Ho Chi Minh's birthplace
You won’t find much there but a few huts with thatched roofs -- there’s a loom, a spinning wheel, the family kitchen, etc., all carefully preserved. A third building houses the family temple for honouring their ancestors. It sits on the family plot of land, which is still tended and sown by caretakers to this day.
For Vietnamese visitors, its an object lesson in how such a great man can come from such humble beginnings. Uncle Ho is so much larger than life in the Vietnamese imagination, they never tire of remarking that he was, in fact, one of the people. Most foreigners won’t really feel the need to visit here, but if your stay in Vietnam has made you curious about the man behind the personality cult, it helps give a more complete picture.
Admission is free, though at peak times you may be obligated to buy three bouquets of flowers for 10,000 VND each, to be laid at certain altars throughout the site. On our visit in low season, this wasn’t the case. The site closes during mid-day, so it makes sense to plan your trip so that you don’t have to wait around for two hours.

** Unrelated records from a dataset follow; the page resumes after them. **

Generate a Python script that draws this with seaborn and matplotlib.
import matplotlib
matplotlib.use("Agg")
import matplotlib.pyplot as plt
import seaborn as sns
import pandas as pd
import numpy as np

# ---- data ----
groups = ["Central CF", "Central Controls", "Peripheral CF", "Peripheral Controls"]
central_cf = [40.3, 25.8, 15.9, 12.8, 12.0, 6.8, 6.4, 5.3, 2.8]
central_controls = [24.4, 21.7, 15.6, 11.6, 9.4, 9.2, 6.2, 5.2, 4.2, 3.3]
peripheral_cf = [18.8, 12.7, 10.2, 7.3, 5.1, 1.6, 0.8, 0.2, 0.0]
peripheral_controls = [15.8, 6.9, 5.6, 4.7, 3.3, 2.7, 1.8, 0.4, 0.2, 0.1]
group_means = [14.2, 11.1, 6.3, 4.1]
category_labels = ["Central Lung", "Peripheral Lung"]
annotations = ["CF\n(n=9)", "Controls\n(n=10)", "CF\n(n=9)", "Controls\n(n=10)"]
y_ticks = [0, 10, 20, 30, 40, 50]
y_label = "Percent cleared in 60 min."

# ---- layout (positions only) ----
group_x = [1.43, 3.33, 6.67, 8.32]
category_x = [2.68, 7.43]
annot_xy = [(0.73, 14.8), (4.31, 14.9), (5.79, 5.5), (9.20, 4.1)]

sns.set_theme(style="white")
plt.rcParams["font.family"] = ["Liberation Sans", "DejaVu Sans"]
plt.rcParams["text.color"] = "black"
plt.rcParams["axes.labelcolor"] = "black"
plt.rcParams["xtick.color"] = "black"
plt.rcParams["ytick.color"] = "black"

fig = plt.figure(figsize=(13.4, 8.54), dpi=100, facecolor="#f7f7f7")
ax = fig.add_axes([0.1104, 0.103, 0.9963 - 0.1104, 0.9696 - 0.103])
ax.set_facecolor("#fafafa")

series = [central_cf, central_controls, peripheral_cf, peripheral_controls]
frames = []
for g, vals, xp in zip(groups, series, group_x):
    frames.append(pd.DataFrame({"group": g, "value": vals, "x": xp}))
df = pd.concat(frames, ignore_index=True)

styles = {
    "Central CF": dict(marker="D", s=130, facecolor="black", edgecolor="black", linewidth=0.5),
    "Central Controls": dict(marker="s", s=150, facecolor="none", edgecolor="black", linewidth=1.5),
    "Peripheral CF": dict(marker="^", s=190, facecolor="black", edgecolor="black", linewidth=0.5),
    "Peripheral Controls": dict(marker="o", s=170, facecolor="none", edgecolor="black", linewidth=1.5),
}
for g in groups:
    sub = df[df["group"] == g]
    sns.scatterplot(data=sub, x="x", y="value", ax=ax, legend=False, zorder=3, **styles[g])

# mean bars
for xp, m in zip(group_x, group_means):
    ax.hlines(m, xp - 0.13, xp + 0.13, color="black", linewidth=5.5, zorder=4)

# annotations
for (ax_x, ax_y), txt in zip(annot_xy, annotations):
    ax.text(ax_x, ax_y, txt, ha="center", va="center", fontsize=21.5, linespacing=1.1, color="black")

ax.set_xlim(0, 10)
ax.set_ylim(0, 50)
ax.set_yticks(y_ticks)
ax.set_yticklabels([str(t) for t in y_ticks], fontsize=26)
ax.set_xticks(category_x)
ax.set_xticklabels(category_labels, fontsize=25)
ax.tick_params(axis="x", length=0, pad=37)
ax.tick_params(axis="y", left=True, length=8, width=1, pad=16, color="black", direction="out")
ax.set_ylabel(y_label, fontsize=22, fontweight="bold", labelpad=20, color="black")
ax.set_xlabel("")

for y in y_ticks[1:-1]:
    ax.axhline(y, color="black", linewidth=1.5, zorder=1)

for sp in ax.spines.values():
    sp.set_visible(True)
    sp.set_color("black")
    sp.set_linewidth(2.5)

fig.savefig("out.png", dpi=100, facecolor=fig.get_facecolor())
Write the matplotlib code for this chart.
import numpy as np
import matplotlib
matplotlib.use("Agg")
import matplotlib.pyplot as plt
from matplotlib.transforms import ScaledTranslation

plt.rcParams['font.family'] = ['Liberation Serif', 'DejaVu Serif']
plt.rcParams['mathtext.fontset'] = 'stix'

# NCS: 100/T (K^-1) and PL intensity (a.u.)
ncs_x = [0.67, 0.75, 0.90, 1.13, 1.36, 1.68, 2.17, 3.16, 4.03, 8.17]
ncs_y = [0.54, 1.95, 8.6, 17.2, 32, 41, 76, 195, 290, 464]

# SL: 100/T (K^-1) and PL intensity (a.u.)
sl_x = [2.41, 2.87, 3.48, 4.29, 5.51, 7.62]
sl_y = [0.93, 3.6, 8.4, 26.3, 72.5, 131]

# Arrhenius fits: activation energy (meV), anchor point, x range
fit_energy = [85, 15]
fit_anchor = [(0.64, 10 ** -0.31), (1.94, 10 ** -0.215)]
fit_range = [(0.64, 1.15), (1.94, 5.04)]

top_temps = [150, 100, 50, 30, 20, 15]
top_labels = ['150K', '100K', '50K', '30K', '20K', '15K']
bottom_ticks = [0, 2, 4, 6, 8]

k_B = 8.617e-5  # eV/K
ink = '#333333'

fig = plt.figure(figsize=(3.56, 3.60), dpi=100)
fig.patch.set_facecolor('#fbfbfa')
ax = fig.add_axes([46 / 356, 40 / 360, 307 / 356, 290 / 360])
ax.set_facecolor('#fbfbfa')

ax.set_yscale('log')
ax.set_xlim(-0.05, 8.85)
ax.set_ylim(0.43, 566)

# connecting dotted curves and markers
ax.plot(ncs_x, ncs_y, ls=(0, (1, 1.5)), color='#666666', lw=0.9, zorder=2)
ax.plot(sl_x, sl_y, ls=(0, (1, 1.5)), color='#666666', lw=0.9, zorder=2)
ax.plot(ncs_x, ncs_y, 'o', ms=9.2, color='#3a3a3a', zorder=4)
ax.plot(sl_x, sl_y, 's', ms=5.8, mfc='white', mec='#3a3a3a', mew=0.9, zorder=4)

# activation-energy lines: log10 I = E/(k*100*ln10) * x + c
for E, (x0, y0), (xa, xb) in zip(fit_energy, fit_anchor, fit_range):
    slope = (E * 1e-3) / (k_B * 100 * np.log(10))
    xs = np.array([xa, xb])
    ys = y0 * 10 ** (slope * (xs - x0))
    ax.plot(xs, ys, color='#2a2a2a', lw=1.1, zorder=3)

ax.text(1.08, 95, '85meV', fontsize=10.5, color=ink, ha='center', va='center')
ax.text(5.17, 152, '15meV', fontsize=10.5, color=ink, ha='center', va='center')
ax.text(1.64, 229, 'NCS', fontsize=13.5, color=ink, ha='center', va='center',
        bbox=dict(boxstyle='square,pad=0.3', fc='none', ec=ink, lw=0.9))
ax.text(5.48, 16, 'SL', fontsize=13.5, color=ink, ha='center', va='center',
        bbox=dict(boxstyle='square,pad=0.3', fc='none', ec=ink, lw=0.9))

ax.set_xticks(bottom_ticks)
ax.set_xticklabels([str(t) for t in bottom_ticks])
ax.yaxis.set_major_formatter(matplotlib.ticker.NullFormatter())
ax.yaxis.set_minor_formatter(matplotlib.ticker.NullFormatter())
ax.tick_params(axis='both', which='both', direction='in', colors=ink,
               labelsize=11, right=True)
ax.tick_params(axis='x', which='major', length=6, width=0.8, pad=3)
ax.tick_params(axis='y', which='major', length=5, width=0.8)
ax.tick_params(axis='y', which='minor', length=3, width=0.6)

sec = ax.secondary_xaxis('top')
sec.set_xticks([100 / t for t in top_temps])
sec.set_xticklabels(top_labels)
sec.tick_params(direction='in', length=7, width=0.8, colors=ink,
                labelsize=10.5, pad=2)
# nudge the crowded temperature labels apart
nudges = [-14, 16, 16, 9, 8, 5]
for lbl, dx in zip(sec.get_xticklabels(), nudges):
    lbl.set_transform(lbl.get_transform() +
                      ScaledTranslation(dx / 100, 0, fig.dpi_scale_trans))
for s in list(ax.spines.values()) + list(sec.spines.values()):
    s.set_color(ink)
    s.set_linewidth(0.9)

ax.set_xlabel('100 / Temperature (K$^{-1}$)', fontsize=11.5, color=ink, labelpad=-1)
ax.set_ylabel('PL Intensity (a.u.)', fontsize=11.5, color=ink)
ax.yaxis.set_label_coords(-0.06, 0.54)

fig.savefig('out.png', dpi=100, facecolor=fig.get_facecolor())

To get here, head west from the roundabout at the base of Quant Trung street (Dang Thai Than Street is the most direct route) till it meets Highway 46. Follow that for about 12 more kilometres west to where you’ll see a big sign announcing that Uncle Ho ’warmly welcomes’ you to his homeland -- in English. Take a left there. You may see signs along the way prompting you to take a right towards Mo Ba Boan Thi Loan, the tomb of Ho Chi Minh’s mother, but ignore those if you just want to head to the birthplace.